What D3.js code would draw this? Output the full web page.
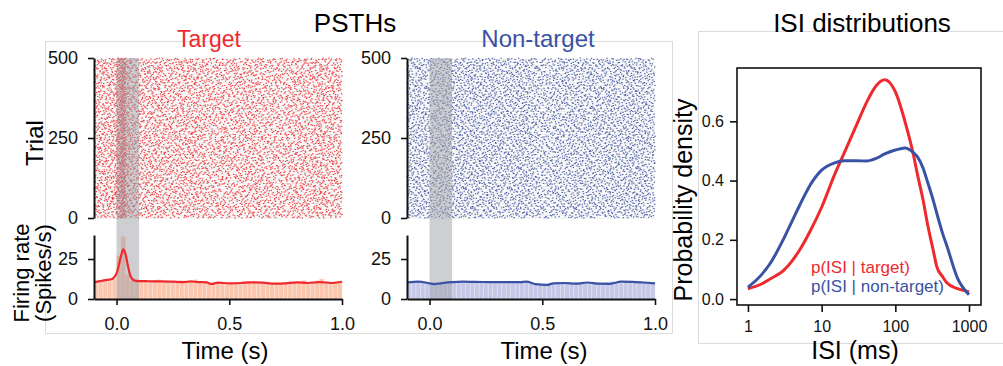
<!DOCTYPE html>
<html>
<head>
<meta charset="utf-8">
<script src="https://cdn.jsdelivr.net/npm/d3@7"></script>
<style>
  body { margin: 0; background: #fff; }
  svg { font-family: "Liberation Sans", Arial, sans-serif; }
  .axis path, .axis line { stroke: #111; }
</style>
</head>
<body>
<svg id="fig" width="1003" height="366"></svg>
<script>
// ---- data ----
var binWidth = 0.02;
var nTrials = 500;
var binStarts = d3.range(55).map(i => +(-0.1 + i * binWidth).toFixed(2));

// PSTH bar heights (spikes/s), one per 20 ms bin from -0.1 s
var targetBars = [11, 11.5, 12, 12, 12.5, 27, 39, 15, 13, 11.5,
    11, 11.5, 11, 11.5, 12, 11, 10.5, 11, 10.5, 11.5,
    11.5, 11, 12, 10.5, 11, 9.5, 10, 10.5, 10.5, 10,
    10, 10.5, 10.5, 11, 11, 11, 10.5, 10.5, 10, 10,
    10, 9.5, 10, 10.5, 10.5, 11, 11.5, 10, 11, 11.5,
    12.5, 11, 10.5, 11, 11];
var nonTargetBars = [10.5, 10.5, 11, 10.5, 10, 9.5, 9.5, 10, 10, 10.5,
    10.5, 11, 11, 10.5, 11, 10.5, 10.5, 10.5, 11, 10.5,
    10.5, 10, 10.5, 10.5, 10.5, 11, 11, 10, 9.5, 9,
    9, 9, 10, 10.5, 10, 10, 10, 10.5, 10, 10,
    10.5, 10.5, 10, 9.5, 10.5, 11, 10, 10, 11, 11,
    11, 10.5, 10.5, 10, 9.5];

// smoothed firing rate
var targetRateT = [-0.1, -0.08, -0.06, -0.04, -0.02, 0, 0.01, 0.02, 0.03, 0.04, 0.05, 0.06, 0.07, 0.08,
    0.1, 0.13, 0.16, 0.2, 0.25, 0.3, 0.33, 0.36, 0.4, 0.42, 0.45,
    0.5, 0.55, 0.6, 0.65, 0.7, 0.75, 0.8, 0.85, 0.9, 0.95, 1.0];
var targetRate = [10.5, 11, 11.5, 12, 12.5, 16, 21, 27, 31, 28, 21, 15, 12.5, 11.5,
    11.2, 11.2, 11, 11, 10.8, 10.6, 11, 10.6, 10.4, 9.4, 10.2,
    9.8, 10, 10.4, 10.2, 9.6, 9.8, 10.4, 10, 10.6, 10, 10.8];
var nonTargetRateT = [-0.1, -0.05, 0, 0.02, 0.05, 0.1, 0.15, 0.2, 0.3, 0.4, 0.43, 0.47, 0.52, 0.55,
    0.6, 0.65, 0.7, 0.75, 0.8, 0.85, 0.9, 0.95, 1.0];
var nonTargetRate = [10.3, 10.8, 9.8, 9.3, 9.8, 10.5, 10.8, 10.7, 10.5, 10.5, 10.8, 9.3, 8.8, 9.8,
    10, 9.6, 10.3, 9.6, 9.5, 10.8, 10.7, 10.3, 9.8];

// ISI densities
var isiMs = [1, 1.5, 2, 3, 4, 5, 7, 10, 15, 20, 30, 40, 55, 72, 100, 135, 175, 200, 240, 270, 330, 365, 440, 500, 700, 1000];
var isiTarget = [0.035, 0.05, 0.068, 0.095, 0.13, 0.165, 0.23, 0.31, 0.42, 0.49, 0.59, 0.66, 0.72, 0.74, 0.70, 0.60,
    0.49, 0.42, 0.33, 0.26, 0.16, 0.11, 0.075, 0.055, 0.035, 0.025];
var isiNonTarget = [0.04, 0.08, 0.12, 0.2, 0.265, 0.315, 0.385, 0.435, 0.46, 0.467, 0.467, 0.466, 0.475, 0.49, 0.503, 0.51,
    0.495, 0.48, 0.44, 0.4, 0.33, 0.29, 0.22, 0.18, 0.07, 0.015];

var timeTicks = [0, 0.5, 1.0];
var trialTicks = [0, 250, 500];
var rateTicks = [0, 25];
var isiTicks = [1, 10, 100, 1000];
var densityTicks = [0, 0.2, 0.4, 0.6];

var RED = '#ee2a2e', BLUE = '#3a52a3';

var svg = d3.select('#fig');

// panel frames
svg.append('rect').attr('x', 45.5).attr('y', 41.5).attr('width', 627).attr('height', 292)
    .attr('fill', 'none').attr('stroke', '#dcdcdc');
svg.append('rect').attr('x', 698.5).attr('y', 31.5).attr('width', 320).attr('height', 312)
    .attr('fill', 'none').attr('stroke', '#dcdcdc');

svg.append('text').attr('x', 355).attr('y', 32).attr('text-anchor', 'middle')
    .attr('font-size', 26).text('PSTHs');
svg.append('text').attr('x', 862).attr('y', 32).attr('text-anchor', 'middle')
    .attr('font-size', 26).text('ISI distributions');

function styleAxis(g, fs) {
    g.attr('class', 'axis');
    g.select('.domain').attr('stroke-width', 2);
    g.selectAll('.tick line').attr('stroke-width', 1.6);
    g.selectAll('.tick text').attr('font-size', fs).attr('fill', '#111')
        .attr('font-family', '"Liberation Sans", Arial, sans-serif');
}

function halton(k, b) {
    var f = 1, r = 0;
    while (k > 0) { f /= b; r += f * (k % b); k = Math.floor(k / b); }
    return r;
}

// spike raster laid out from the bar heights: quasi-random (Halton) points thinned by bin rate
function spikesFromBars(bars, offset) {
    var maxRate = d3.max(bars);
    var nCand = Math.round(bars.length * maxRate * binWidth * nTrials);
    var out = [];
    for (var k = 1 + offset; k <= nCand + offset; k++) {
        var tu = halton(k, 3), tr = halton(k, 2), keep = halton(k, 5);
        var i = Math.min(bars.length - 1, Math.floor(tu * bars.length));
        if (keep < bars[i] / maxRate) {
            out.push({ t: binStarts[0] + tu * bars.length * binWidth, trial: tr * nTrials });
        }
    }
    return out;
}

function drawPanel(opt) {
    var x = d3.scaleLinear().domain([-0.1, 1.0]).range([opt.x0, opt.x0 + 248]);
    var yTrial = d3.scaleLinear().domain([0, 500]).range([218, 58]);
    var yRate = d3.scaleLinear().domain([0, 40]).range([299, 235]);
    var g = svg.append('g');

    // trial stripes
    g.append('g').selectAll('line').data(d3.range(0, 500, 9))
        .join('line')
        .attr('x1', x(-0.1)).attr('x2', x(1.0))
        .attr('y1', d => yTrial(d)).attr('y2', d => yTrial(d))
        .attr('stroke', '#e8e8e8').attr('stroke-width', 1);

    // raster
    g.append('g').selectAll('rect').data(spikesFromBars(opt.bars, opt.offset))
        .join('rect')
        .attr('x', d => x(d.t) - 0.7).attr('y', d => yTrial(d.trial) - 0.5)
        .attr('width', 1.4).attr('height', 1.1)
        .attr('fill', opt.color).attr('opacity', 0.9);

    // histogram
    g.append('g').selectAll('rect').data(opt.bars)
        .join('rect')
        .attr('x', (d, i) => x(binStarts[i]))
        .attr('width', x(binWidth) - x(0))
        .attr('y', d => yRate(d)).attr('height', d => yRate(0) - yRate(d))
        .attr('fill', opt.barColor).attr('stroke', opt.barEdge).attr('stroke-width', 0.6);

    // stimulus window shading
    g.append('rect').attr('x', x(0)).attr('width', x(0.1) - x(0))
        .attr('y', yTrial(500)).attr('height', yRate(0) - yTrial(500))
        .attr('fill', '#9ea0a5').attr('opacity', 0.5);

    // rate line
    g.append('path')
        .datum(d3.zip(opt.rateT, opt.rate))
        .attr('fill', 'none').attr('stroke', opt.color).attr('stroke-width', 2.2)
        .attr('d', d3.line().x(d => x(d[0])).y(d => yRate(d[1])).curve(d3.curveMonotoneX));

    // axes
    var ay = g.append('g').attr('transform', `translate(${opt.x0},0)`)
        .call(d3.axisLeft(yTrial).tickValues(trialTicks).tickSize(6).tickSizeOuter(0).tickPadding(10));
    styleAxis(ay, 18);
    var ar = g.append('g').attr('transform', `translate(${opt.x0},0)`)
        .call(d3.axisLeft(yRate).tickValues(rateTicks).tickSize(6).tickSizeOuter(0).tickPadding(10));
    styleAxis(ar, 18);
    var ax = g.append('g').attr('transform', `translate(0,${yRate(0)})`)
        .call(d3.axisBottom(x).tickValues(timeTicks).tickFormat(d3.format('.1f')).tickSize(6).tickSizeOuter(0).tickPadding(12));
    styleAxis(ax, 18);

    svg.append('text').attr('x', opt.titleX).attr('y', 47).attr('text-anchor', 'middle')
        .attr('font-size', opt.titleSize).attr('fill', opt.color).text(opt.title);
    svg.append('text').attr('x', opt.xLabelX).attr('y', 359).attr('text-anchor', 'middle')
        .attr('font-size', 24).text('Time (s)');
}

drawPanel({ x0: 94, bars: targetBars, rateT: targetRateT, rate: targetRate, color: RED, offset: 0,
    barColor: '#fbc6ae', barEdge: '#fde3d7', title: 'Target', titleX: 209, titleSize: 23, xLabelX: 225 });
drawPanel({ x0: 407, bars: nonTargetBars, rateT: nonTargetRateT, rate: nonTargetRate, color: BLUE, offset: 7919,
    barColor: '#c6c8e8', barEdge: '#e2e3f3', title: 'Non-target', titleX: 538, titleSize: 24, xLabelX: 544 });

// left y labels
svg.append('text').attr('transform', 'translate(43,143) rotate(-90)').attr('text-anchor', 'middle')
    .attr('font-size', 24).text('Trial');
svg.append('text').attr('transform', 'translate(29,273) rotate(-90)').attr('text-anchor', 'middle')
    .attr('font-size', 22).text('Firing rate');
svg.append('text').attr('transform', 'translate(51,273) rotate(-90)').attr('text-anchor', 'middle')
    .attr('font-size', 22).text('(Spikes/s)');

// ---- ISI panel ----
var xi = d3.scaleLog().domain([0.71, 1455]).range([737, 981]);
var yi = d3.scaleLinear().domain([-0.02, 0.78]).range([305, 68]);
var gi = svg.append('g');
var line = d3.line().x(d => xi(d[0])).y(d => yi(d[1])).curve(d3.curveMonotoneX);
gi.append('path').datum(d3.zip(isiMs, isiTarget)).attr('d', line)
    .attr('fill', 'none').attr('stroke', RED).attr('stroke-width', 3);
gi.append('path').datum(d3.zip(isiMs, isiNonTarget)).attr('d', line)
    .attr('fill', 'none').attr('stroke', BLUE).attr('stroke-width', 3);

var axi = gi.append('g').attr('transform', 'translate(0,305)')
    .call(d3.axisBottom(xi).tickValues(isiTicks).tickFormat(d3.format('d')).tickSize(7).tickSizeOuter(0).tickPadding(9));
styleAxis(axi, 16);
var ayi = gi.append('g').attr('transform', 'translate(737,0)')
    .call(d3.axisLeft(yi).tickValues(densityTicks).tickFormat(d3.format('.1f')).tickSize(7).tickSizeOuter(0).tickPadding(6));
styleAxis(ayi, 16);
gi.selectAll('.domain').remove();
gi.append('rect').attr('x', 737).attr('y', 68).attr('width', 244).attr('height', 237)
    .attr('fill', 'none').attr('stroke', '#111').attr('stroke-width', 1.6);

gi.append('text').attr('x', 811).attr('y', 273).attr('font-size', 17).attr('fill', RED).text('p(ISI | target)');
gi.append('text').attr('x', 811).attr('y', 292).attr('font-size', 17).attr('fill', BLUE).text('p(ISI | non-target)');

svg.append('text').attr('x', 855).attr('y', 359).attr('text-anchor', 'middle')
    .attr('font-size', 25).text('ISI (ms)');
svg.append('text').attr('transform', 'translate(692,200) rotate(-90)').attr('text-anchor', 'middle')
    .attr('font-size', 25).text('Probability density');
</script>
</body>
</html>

+++++

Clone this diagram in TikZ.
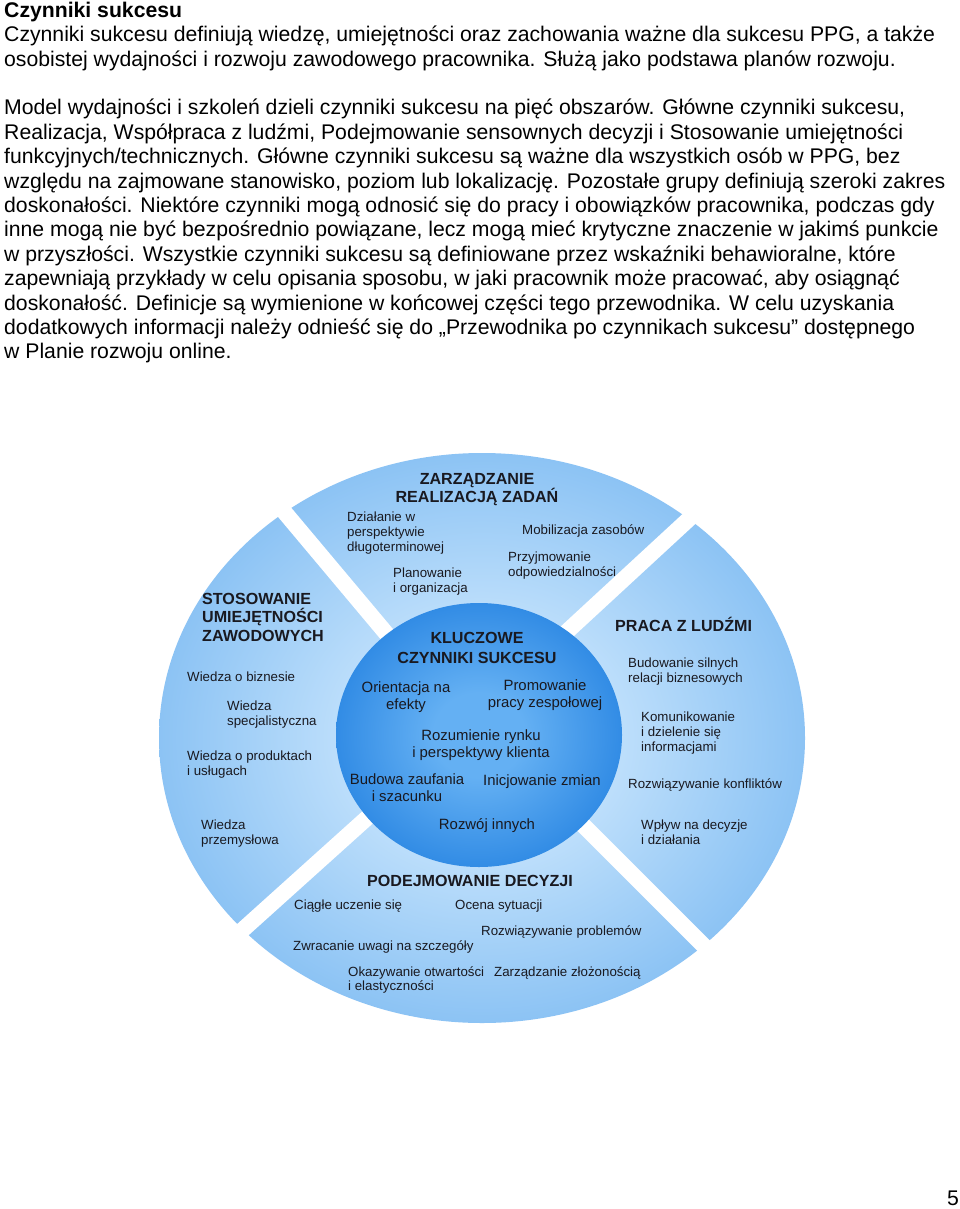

+++++

Exercise goal:
Reproduce exactly, and only, the lines from the one containing "What D3.js code" through the one containing "var binStarts = d3.range(55).map(i", including both; leave out any pictures.

Response for this exercise:
What D3.js code would draw this? Output the full web page.
<!DOCTYPE html>
<html>
<head>
<meta charset="utf-8">
<script src="https://cdn.jsdelivr.net/npm/d3@7"></script>
<style>
  body { margin: 0; background: #fff; }
  svg { font-family: "Liberation Sans", Arial, sans-serif; }
  .axis path, .axis line { stroke: #111; }
</style>
</head>
<body>
<svg id="fig" width="1003" height="366"></svg>
<script>
// ---- data ----
var binWidth = 0.02;
var nTrials = 500;
var binStarts = d3.range(55).map(i => +(-0.1 + i * binWidth).toFixed(2));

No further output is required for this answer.